Well, duh.... I was teacher in USA. This was the rage there about 30 years ago. Seems rather self evident. For example, you buy a new phone: are you going to read the manual or ask a friend to help you out? Better late than never, and anything would be an improvement over rote memorizing.

Posted

The idea that students are anything more than empty vessels to be filled with State-manufactured propaganda is anathema to the current education systems of most nations across the world.
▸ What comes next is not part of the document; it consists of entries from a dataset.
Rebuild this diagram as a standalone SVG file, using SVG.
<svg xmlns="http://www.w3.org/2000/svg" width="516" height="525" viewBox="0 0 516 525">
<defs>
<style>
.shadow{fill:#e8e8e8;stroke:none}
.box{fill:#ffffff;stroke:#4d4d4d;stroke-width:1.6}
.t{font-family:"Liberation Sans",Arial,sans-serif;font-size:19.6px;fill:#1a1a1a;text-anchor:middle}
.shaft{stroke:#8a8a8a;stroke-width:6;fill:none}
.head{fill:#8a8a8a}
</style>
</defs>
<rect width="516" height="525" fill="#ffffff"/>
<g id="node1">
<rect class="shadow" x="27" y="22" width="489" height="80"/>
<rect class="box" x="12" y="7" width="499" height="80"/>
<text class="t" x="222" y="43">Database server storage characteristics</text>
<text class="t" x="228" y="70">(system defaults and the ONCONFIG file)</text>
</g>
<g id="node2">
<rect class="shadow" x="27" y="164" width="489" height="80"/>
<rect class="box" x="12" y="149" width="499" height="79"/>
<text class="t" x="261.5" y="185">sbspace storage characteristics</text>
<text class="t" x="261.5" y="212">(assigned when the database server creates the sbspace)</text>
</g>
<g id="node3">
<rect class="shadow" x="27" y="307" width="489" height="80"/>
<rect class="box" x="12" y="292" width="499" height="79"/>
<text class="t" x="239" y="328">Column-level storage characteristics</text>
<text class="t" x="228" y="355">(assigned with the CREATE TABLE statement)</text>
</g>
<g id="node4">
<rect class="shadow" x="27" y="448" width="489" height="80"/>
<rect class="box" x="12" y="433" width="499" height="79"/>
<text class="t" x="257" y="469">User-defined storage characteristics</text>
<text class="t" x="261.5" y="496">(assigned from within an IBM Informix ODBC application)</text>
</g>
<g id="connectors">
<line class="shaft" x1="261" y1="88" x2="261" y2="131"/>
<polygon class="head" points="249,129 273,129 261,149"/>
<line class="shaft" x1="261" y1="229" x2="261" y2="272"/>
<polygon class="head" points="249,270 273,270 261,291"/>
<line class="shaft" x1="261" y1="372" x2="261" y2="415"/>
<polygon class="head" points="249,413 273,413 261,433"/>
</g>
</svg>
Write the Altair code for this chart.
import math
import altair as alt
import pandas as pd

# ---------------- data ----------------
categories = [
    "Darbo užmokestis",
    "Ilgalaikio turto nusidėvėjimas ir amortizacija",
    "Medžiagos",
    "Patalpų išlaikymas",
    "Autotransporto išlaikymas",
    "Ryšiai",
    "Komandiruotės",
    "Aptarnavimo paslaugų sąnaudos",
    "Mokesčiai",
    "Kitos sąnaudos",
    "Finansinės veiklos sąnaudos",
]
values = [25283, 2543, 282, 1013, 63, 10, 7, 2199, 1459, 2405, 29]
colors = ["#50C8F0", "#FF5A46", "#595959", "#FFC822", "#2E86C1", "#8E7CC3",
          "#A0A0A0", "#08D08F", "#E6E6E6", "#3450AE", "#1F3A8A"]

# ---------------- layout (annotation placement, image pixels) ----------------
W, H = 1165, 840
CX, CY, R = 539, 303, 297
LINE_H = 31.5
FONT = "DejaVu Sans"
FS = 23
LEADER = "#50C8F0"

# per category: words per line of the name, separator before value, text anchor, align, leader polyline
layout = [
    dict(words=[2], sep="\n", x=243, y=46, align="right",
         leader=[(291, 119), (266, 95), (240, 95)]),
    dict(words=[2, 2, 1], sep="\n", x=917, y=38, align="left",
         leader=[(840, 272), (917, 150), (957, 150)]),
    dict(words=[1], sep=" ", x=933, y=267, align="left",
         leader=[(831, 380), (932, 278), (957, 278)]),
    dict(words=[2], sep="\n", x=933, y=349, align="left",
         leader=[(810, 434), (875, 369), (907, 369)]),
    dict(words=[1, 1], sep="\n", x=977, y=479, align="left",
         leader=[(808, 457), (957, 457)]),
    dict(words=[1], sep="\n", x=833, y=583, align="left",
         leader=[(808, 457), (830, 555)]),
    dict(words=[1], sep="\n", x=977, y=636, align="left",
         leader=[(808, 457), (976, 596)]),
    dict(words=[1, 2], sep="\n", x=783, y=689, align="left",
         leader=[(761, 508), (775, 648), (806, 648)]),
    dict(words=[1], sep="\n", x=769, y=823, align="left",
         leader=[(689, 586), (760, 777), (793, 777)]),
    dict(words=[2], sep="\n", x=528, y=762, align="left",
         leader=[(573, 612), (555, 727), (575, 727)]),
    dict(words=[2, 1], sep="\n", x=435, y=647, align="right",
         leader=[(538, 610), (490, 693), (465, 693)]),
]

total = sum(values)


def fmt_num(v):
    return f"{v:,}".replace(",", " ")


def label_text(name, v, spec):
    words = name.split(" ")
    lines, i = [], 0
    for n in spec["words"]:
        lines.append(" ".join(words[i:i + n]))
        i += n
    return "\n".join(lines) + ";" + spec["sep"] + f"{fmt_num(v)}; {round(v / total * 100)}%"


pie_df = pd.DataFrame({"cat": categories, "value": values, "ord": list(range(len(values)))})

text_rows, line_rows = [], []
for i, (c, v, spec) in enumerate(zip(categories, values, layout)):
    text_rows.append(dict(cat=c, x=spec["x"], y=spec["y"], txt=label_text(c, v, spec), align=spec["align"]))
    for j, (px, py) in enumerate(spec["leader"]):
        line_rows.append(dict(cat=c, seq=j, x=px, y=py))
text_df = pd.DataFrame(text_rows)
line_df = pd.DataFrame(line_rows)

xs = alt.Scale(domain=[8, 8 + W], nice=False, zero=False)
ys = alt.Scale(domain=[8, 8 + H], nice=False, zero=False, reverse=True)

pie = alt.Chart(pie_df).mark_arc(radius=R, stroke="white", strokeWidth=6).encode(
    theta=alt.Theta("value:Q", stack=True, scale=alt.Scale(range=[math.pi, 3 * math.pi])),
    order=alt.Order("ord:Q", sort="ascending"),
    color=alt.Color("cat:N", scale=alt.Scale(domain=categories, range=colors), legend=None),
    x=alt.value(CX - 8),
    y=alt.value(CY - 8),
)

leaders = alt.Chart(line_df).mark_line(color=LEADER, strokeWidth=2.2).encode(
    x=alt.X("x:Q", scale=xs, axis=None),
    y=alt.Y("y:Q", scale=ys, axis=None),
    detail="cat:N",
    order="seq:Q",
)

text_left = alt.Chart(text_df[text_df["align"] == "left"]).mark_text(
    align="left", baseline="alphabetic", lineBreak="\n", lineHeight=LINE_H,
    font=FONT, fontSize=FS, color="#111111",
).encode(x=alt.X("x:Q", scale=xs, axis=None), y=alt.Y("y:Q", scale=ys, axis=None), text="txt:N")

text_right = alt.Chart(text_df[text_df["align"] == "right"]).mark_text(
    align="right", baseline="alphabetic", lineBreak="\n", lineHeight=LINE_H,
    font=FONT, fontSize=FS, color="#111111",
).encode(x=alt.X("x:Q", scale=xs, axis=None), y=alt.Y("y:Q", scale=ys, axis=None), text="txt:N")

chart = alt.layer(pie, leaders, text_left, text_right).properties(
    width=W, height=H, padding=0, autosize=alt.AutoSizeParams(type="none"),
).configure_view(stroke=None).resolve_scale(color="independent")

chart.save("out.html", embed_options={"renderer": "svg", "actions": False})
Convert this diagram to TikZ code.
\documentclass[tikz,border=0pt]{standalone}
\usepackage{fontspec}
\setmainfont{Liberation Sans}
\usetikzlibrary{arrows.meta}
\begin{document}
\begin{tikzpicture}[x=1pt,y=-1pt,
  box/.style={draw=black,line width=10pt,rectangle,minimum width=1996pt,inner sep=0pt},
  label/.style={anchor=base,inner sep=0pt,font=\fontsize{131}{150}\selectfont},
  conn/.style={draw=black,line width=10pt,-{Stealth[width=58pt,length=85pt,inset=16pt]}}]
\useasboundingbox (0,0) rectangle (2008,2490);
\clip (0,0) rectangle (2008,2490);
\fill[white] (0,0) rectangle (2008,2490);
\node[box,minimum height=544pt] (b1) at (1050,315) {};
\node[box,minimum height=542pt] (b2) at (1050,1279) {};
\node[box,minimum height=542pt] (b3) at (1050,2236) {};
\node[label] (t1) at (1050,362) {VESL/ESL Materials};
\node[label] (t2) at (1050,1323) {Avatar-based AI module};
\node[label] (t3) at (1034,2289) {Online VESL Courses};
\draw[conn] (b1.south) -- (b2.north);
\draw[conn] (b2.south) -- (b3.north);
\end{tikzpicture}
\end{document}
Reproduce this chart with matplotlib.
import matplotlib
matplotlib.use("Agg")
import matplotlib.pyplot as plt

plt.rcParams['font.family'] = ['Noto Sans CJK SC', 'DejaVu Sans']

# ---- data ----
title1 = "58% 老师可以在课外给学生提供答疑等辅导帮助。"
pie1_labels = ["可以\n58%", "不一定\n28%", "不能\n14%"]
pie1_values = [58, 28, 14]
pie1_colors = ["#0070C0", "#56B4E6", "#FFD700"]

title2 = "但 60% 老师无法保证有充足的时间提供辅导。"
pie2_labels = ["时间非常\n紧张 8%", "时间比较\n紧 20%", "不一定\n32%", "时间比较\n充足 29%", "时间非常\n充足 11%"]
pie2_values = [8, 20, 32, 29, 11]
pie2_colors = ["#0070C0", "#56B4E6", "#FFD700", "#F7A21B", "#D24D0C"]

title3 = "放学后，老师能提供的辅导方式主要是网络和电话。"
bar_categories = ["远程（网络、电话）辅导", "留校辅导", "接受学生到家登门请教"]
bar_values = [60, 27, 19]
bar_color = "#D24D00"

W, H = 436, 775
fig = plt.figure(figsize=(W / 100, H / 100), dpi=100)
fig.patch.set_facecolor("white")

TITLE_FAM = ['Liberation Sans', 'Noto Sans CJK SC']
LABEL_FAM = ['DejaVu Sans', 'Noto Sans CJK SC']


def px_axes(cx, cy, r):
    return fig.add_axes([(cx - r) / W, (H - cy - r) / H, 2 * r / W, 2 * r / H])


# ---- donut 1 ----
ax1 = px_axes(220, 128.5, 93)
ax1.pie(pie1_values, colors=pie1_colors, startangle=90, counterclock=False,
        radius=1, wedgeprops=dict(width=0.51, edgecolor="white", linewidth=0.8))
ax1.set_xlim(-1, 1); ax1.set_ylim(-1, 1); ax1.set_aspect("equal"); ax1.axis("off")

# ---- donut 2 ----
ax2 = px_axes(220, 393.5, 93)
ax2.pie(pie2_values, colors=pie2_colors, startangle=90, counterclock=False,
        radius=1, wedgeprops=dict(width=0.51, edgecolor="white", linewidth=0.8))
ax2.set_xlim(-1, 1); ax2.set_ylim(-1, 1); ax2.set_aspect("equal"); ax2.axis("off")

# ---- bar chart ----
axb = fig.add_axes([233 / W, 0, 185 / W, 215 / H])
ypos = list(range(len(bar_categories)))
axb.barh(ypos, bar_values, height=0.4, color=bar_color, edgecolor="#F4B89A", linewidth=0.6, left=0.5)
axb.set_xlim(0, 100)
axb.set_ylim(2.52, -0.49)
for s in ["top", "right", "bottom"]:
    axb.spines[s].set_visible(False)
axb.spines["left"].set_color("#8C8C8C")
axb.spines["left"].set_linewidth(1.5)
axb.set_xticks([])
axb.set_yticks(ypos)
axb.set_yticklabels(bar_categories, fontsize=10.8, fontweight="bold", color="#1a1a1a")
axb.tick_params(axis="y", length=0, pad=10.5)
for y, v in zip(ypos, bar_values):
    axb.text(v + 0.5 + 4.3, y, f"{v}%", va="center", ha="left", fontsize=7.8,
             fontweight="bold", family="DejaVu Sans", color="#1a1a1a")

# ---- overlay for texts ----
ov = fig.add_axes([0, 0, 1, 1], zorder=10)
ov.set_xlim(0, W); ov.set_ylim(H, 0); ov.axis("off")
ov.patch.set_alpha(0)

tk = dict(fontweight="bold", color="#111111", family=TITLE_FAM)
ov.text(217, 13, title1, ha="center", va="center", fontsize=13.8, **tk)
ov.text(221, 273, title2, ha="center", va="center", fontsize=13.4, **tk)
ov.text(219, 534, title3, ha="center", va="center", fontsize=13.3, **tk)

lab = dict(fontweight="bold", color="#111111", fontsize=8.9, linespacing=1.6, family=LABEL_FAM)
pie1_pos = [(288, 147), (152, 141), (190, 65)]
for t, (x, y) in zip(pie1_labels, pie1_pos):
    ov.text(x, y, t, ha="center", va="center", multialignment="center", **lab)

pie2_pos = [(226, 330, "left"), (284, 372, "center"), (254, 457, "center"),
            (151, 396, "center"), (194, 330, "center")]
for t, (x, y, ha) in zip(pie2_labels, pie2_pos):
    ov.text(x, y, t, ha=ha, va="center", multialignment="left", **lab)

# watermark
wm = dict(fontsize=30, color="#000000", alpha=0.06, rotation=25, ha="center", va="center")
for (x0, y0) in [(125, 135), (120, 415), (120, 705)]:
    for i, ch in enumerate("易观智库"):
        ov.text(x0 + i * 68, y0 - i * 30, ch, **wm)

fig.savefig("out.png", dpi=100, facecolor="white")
Thailand is one of the worst examples of the genre, with children told what to think and how to behave without any recourse to discussion or debate, let alone dissent, among themselves or with the teaching staff.

Collaborative learning is not a new concept by any means, but it is a revolutionary one as far as most schools across the Kingdom are concerned and for this reason will probably never be widely implemented.

Unfortunately, under the present regime, the emphasis remains on old-fashioned teaching methods, such as rote learning and activities designed to produce individuals with an unquestioning acceptance of what they are told by their peers and unswerving loyalty to the nation, religion and monarchy. Such a template is hardly conducive to producing young men and women with the kind of creative and challenging minds which will be needed if Thailand is to compete effectively as a member of ASEAN, let alone in a global context.

Expat parents who cannot afford one of those expensive (and often not very good) "international" schools, are probably better off home-schooling than leaving their offspring in the clutches of the Thai state school system, whose appalling results when compared with most Asian equivalents speak for themselves.